- Your task -
Find all the lines with "chart" and gather them.

- Task input -
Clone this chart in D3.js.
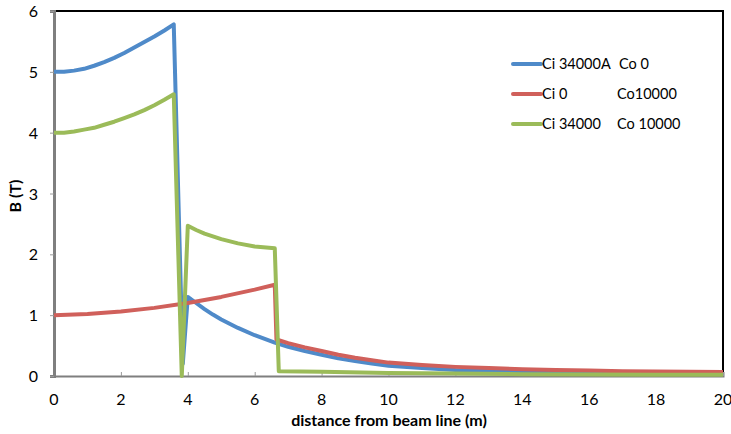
<!DOCTYPE html>
<html>
<head>
<meta charset="utf-8">
<script src="https://cdn.jsdelivr.net/npm/d3@7"></script>
<style>
    body { margin: 0; background: #fff; }
    text { font-family: Lato, "Open Sans", sans-serif; fill: #000; }
    .axisTitle { font-weight: bold; font-size: 16px; }
    .tickLabel { font-size: 16px; }
    .legendText { font-size: 14.5px; }
</style>
</head>
<body>
<script>
//SVG dimension variables
var w = 731, h = 434;

//series names, two columns each
var seriesNames = [
    ["Ci 34000A", "Co 0"],
    ["Ci 0", "Co10000"],
    ["Ci 34000", "Co 10000"]
];
var seriesColors = ["#4F8AC9", "#D0605B", "#9BBB59"];

//blue: Ci 34000A Co 0
var blueX = [0, 0.3, 0.6, 0.9, 1.2, 1.5, 1.8, 2.1, 2.4, 2.7, 3.0, 3.3, 3.58, 3.85, 4.0, 4.25, 4.5, 4.75, 5, 5.5, 6, 6.6, 7, 7.5, 8, 8.5, 9, 9.5, 10, 11, 12, 13, 14, 15, 16, 17, 18, 19, 20];
var blueY = [5.0, 5.0, 5.02, 5.05, 5.1, 5.16, 5.23, 5.31, 5.4, 5.49, 5.58, 5.68, 5.78, 0.2, 1.3, 1.2, 1.1, 1.01, 0.93, 0.79, 0.67, 0.55, 0.48, 0.41, 0.35, 0.29, 0.245, 0.205, 0.17, 0.13, 0.1, 0.085, 0.07, 0.06, 0.05, 0.045, 0.04, 0.037, 0.035];

//red: Ci 0 Co10000
var redX = [0, 1, 2, 3, 4, 5, 6, 6.6, 6.65, 7, 7.5, 8, 8.5, 9, 9.5, 10, 11, 12, 13, 14, 15, 16, 17, 18, 19, 20];
var redY = [1.0, 1.02, 1.06, 1.12, 1.2, 1.3, 1.42, 1.5, 0.6, 0.54, 0.47, 0.41, 0.35, 0.3, 0.26, 0.22, 0.18, 0.15, 0.13, 0.11, 0.1, 0.09, 0.08, 0.075, 0.07, 0.065];

//green: Ci 34000 Co 10000
var greenX = [0, 0.3, 0.6, 0.9, 1.2, 1.5, 1.8, 2.1, 2.4, 2.7, 3.0, 3.3, 3.58, 3.82, 4.0, 4.25, 4.5, 5, 5.5, 6, 6.6, 6.72, 8, 10, 12, 14, 16, 18, 20];
var greenY = [4.0, 4.0, 4.02, 4.05, 4.08, 4.13, 4.18, 4.24, 4.3, 4.37, 4.45, 4.54, 4.63, 0.0, 2.47, 2.4, 2.34, 2.25, 2.18, 2.13, 2.1, 0.08, 0.07, 0.05, 0.04, 0.03, 0.025, 0.02, 0.02];

//tick values
var xTicks = [0, 2, 4, 6, 8, 10, 12, 14, 16, 18, 20];
var yTicks = [0, 1, 2, 3, 4, 5, 6];

var series = [
    {x: blueX, y: blueY},
    {x: redX, y: redY},
    {x: greenX, y: greenY}
];

//create the SVG container
var container = d3.select("body")
    .append("svg")
    .attr("width", w)
    .attr("height", h);

//scales
var x = d3.scaleLinear()
    .range([54, 723])
    .domain([0, 20]);

var y = d3.scaleLinear()
    .range([376, 11])
    .domain([0, 6]);

//plot area frame (top and right black)
container.append("path")
    .attr("d", "M" + x(0) + "," + y(6) + "H" + x(20) + "V" + y(0))
    .style("fill", "none")
    .style("stroke", "#000")
    .style("stroke-width", 2);

//x axis
var xAxis = container.append("g")
    .attr("transform", "translate(0," + y(0) + ")")
    .call(d3.axisBottom(x).tickValues(xTicks).tickSize(-4).tickFormat(""));
xAxis.select(".domain").style("stroke", "#7f7f7f").style("stroke-width", 2);
xAxis.selectAll(".tick line").style("stroke", "#9a9a9a");

xAxis.selectAll(".tickText")
    .data(xTicks)
    .enter()
    .append("text")
    .attr("class", "tickLabel")
    .attr("text-anchor", "middle")
    .attr("x", function(d){ return x(d); })
    .attr("y", 29)
    .text(function(d){ return d; });

//y axis
var yAxis = container.append("g")
    .attr("transform", "translate(" + x(0) + ",0)")
    .call(d3.axisLeft(y).tickValues(yTicks).tickSize(4).tickFormat(""));
yAxis.select(".domain").style("stroke", "#7f7f7f").style("stroke-width", 3);
yAxis.selectAll(".tick line").style("stroke", "#9a9a9a");

yAxis.selectAll(".tickText")
    .data(yTicks)
    .enter()
    .append("text")
    .attr("class", "tickLabel")
    .attr("text-anchor", "end")
    .attr("x", -16)
    .attr("y", function(d){ return y(d) + 6; })
    .text(function(d){ return d; });

//axis titles
container.append("text")
    .attr("class", "axisTitle")
    .attr("text-anchor", "middle")
    .attr("x", 389)
    .attr("y", 426)
    .text("distance from beam line (m)");

container.append("text")
    .attr("class", "axisTitle")
    .attr("text-anchor", "middle")
    .attr("transform", "translate(21,196) rotate(-90)")
    .text("B (T)");

//lines
var line = d3.line()
    .x(function(d){ return x(d[0]); })
    .y(function(d){ return y(d[1]); });

container.selectAll(".series")
    .data(series)
    .enter()
    .append("path")
    .attr("class", "series")
    .attr("d", function(s){
        return line(d3.zip(s.x, s.y));
    })
    .style("fill", "none")
    .style("stroke", function(d, i){ return seriesColors[i]; })
    .style("stroke-width", 4)
    .style("stroke-linejoin", "round");

//legend
var legend = container.selectAll(".legend")
    .data(seriesNames)
    .enter()
    .append("g")
    .attr("class", "legend")
    .attr("transform", function(d, i){
        return "translate(513," + (64 + i * 30) + ")";
    });

legend.append("line")
    .attr("x1", 0)
    .attr("x2", 28)
    .style("stroke", function(d, i){ return seriesColors[i]; })
    .style("stroke-width", 4)
    .style("stroke-linecap", "round");

legend.append("text")
    .attr("class", "legendText")
    .attr("x", 29)
    .attr("y", 5)
    .text(function(d){ return d[0]; });

legend.append("text")
    .attr("class", "legendText")
    .attr("x", function(d, i){ return i == 0 ? 106 : 104; })
    .attr("y", 5)
    .text(function(d){ return d[1]; });
</script>
</body>
</html>
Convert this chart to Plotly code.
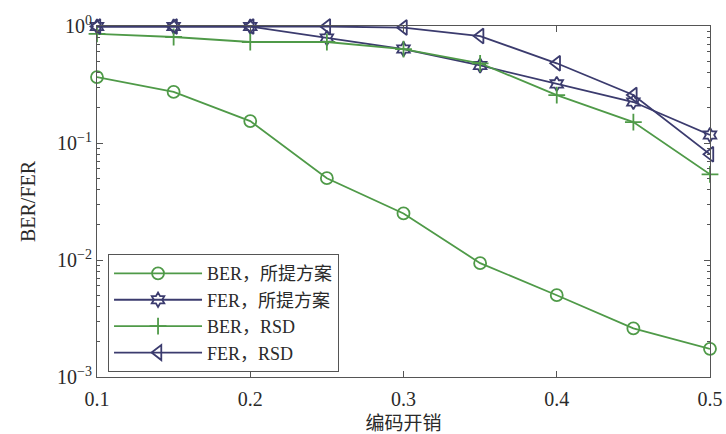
import plotly.graph_objects as go

# coding overhead (x axis)
overhead = [0.10, 0.15, 0.20, 0.25, 0.30, 0.35, 0.40, 0.45, 0.50]

# error rates per scheme
ber_proposed = [0.366, 0.273, 0.154, 0.050, 0.025, 0.0094, 0.0050, 0.0026, 0.00174]
fer_proposed = [0.99, 0.99, 0.99, 0.79, 0.635, 0.46, 0.32, 0.224, 0.117]
ber_rsd = [0.855, 0.805, 0.73, 0.73, 0.635, 0.48, 0.257, 0.151, 0.054]
fer_rsd = [0.99, 0.99, 0.99, 0.99, 0.97, 0.82, 0.48, 0.257, 0.080]

series_names = ["BER，所提方案", "FER，所提方案", "BER，RSD", "FER，RSD"]

y_tickvals = [1, 0.1, 0.01, 0.001]
y_ticktext = ["10<sup>0</sup>", "10<sup>−1</sup>", "10<sup>−2</sup>", "10<sup>−3</sup>"]
y_minor_vals = [m * d for d in (0.001, 0.01, 0.1) for m in range(2, 10)]
x_tickvals = [0.1, 0.2, 0.3, 0.4, 0.5]
x_ticktext = ["0.1", "0.2", "0.3", "0.4", "0.5"]

GREEN = "#4f9a48"
NAVY = "#3b3b6e"
TEXT = "#2a2a2a"
AXIS = "#555555"
FONT = "Liberation Serif, Noto Sans CJK SC, serif"

fig = go.Figure()
styles = [
    (ber_proposed, GREEN, "circle-open", 12),
    (fer_proposed, NAVY, "hexagram-open", 11),
    (ber_rsd, GREEN, "cross-thin-open", 12),
    (fer_rsd, NAVY, "triangle-left-open", 13),
]
for name, (vals, color, sym, size) in zip(series_names, styles):
    fig.add_trace(go.Scatter(
        x=overhead, y=vals, name=name, mode="lines+markers",
        line=dict(color=color, width=1.8),
        marker=dict(symbol=sym, size=size, color=color,
                    line=dict(color=color, width=1.8)),
        cliponaxis=False,
    ))

axis_common = dict(
    showline=True, linecolor=AXIS, linewidth=1.2, mirror="allticks",
    ticks="inside", tickcolor=AXIS, ticklen=6, showgrid=False, zeroline=False,
    tickfont=dict(family=FONT, size=20, color=TEXT), automargin=False,
)

fig.update_xaxes(
    range=[0.1, 0.5], tickvals=x_tickvals, ticktext=x_ticktext,
    ticklabelstandoff=4,
    title=dict(text="编码开销", font=dict(family=FONT, size=19, color=TEXT)),
    **axis_common,
)
fig.update_yaxes(
    type="log", range=[-3, 0], tickvals=y_tickvals, ticktext=y_ticktext,
    minor=dict(ticks="inside", ticklen=3, tickcolor=AXIS, showgrid=False,
               tickmode="array", tickvals=y_minor_vals),
    title=dict(text="BER/FER", font=dict(family=FONT, size=20, color=TEXT)),
    **axis_common,
)

fig.update_layout(
    width=726, height=434,
    margin=dict(l=97, r=16, t=26, b=57),
    paper_bgcolor="white", plot_bgcolor="white",
    font=dict(family=FONT, size=18, color=TEXT),
    legend=dict(
        x=0.018, y=0.35, xanchor="left", yanchor="top",
        bgcolor="white", bordercolor=AXIS, borderwidth=1,
        font=dict(family=FONT, size=18, color=TEXT),
        tracegroupgap=0, itemwidth=88,
    ),
)

fig.write_html("out.html")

- The completed task -
Clone this chart in D3.js.
Convert this chart to Plotly code.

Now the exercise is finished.